Su relato mítico siempre arranca en el caos de 2001 y el orden nacido en 2003. Narra que fueron tan benéficas las dos décadas de enfrentar cipayos que dos marejadas todavía siguen mojando las playas del presente: la nostalgia de aquellos años dorados y la persecución de la que ella es víctima por haberse animado contra el opresor.
El mito cristinista también tropieza con su momento inexplicable. Los politólogos Pablo Touzón y Federico Zapata describieron ese instante: la constitución no escrita del último gobierno kirchnerista. O Alberto Fernández gobernaba con la agenda de 2011 a 2015, o Alberto Fernández no gobernaría. La realidad debía adaptarse al kirchnerismo, antes que el kirchnerismo interpretar la época. Cualquier similitud con la actual campaña “Cristina libre” no es fortuita. Para el mito, el interés del héroe es el interés del pueblo.

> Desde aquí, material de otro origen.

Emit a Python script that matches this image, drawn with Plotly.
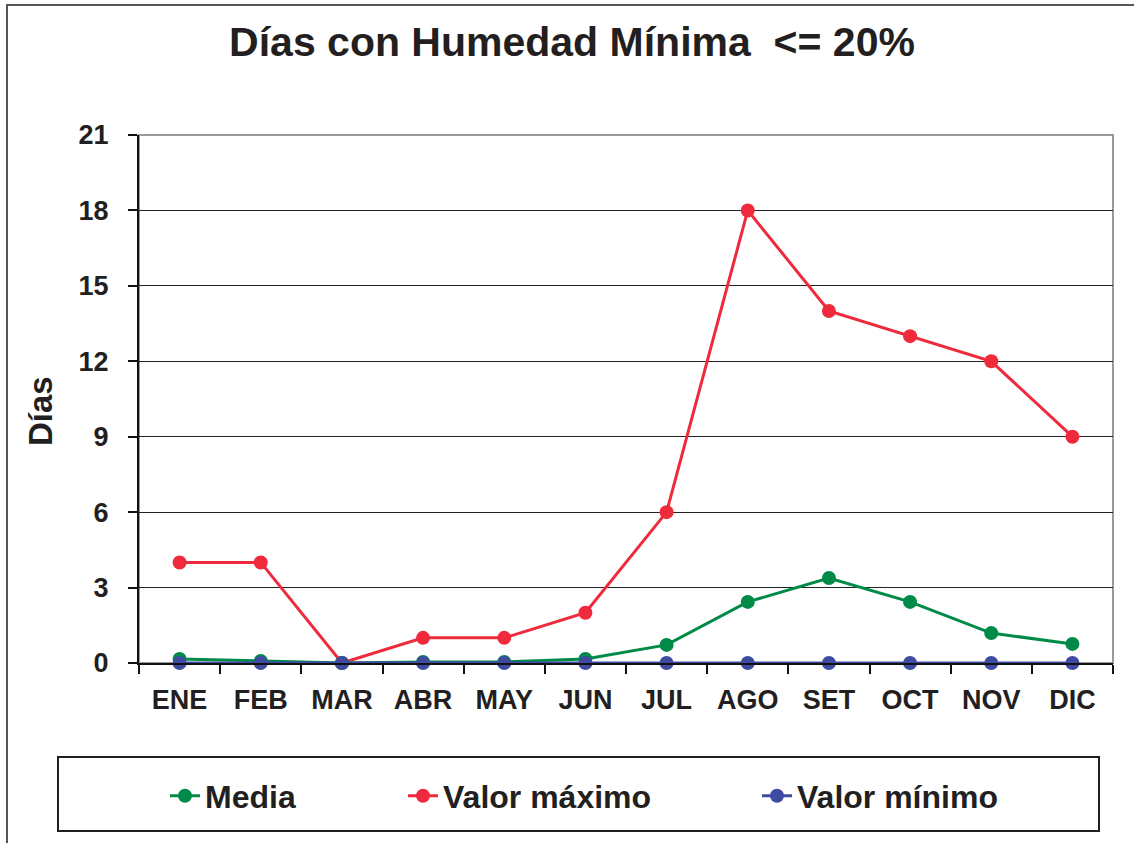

Una elaboración discursiva sofisticada de ese protagonismo excluyente la hizo Cristina con aquella expresión: “La patria es el otro”. Se reservaba el privilegio de la enunciación. Ella definía cómo traer al otro del caos, de regreso al orden de su civilización.
Según recuerda la académica Florencia Abadi, la raíz griega de la palabra mito alude al movimiento de entrecerrar los ojos. Para entrever la verdad de Narciso, por ejemplo. Narciso no se ama a sí mismo. Se fascina con su imagen. Muere sin poder alejarse de ella. Narciso no se sacrifica por egoísmo. Muere por su obsesión: ser admirado.
El problema de los narcisos políticos son las pasiones que desvelan. Agustín Laje dice que el uso del mal es legítimo para combatir el mal. Juan Grabois predica como mandato evangélico la resistencia al “terrorismo de Estado de baja intensidad”. Ambas son hipérboles peligrosas.
Si alguna idea valiosa dejó Alberdi, es que los liderazgos míticos no le convienen a la organización nacional. La gloria es una plaga, un medio estéril de infatuación.